Joseph P. Kennedy was born in Boston in 1888 to a wealthy, prosperous, and politically influential Irish Catholic family. He grew up religious, athletic, and intelligent. Like many Kennedys before and after him, he was a graduate of Harvard.
He married the daughter of another prominent Irish Catholic family. Joe and his wife Rose, whose father was a one-time mayor of Boston, were the parents of nine children, most of whom achieved fame in their lives. Two of the Kennedy children were killed in war-time air disasters. Two sons, President John Kennedy and Senator Robert Kennedy, were assassinated while in office. His other children dedicated themselves to public service like Senator Ted Kennedy of Massachusetts, Eunice Kennedy Shriver who founded the Special Olympics, and Jean Kennedy Smith who served as U.S. ambassador to Ireland.
A brilliant businessman, Kennedy anticipated the end of Prohibition in 1933, and made millions when his importing company became the agent for several distilling giants. The fortune he made allowed him to invest in real estate all over the country, helping him to build a huge portfolio in major American cities. Subsequently, when Franklin Delano Roosevelt ran for his first term on the Democratic ticket in 1932, Kennedy donated thousands of dollars to Roosevelt’s campaign, for which he was eventually rewarded with the ambassadorship to Great Britain.
Joe Kennedy was thrilled with his ambassadorship and the opportunities it allowed him to establish himself and his family as a part of British society. With Britain about to enter the war, however, Kennedy’s popularity with the British — and Americans abroad and at home — was short-lived due to his isolationist and pro-Nazi beliefs. He enraged Roosevelt and the State Department by requesting a personal meeting with Adolf Hitler and then meeting with a high-ranking Nazi official to offer Germany $1 billion in exchange for peace.
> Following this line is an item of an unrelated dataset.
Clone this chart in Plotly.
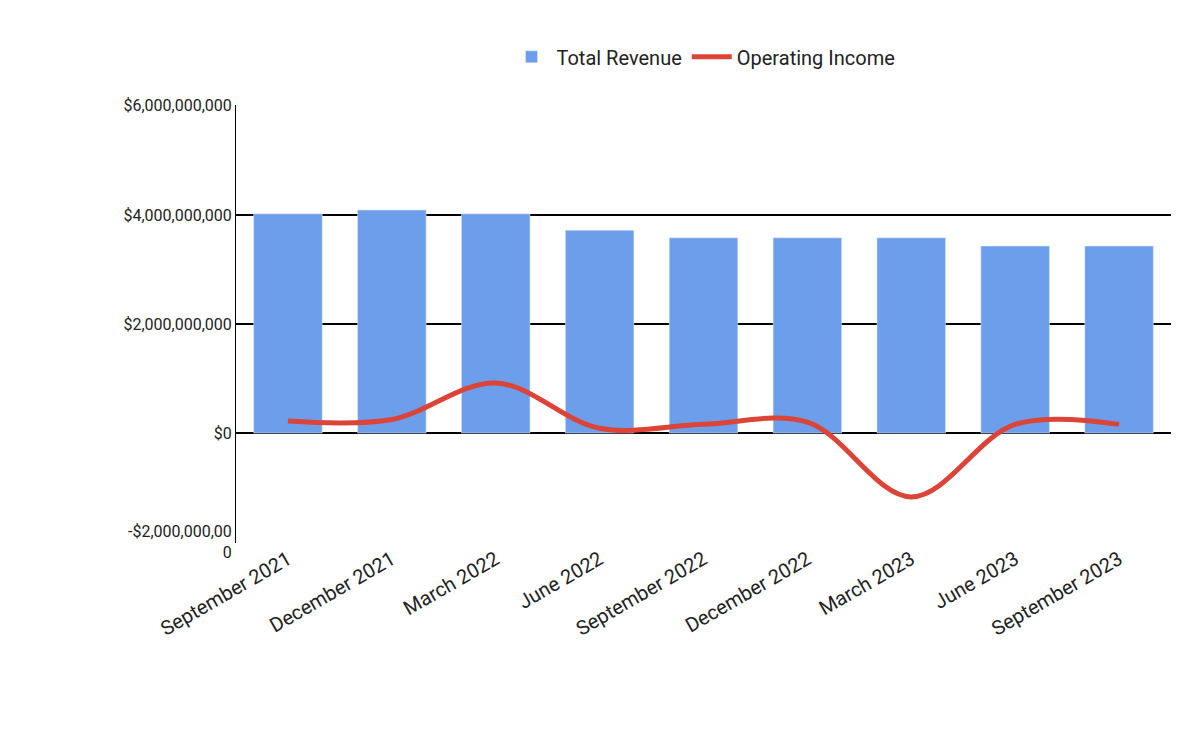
import plotly.graph_objects as go

quarters = ["September 2021", "December 2021", "March 2022", "June 2022",
            "September 2022", "December 2022", "March 2023", "June 2023",
            "September 2023"]
total_revenue = [4.02e9, 4.09e9, 4.02e9, 3.72e9, 3.58e9, 3.58e9, 3.58e9, 3.43e9, 3.43e9]
operating_income = [0.22e9, 0.25e9, 0.92e9, 0.09e9, 0.16e9, 0.2e9, -1.17e9, 0.16e9, 0.16e9]

tick_vals = [-2e9, 0, 2e9, 4e9, 6e9]
tick_text = ["-$2,000,000,00<br>0", "$0", "$2,000,000,000", "$4,000,000,000", "$6,000,000,000"]

fig = go.Figure()
fig.add_trace(go.Bar(x=quarters, y=total_revenue, name="Total Revenue",
                     marker_color="#6d9eeb", width=0.66))
fig.add_trace(go.Scatter(x=quarters, y=operating_income, name="Operating Income",
                         mode="lines", line=dict(color="#db4437", width=5, shape="spline")))

fig.update_layout(
    width=1200, height=741,
    paper_bgcolor="white", plot_bgcolor="white",
    font=dict(family="Roboto", size=16, color="#222"),
    margin=dict(l=228, r=37, t=97, b=206),
    legend=dict(orientation="h", x=0.5, xanchor="center", y=1.11, yanchor="middle",
                font=dict(size=20), itemwidth=40, traceorder="normal"),
    xaxis=dict(tickangle=-30, tickfont=dict(size=20), showgrid=False, automargin=False),
    yaxis=dict(range=[-2.015e9, 6.015e9], tickvals=tick_vals, ticktext=tick_text,
               gridcolor="black", gridwidth=1.5, zeroline=False, ticks="",
               showline=True, linecolor="black", tickfont=dict(size=16),
               automargin=False),
)
fig.write_html("out.html")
Roosevelt ultimately recalled him from Britain and took away his ambassadorship, but Kennedy continued to press on with his anti-Semitic and pro-Nazi beliefs.
Kennedy’s friends, Roman Catholic priest Father Charles Coughlin, whose political opinions he did not always accept, and the aviator and author Charles Lindbergh, shared Kennedy’s anti-Semitic views. To Lindbergh, Kennedy wrote of his concern that when the Nazis burned and destroyed Jewish homes and synagogues onKristallnacht (The Night of Broken Glass), it looked bad for the Nazis, because the reports of the night’s terror damaged public’s support for the Nazi movement. Kennedy made no mention of the pain and suffering of the Jewish victims of Nazi terror.
Even while he was still Roosevelt’s ambassador to Great Britain, Kennedy wrote to Father Coughlin, that “the Democratic (party) policy of the United States is a Jewish production.” He also assured Father Coughlin that Roosevelt would not be re-elected in 1940.
Kennedy made the mistake of repeating his anti-Semitic and anti-war views even after Britain was attacked by the Nazis, and spoke against sending aid to Britain, even while he was America’s ambassador to that country. In 1940, he gave an interview to the Boston Globe, in which he asserted that democracy was finished in England. He also stated that democracy might also be finished in America.
Joe Kennedy did not resume an active role in business or politics after he was asked to resign his ambassadorship. He devoted his energies to assuring the successes of his sons’ political campaigns, while continuing to build his family’s fortunes. Unfortunately, he lived long enough to endure the assassinations of President John Kennedy and Senator Robert Kennedy. Joe Kennedy died in 1969.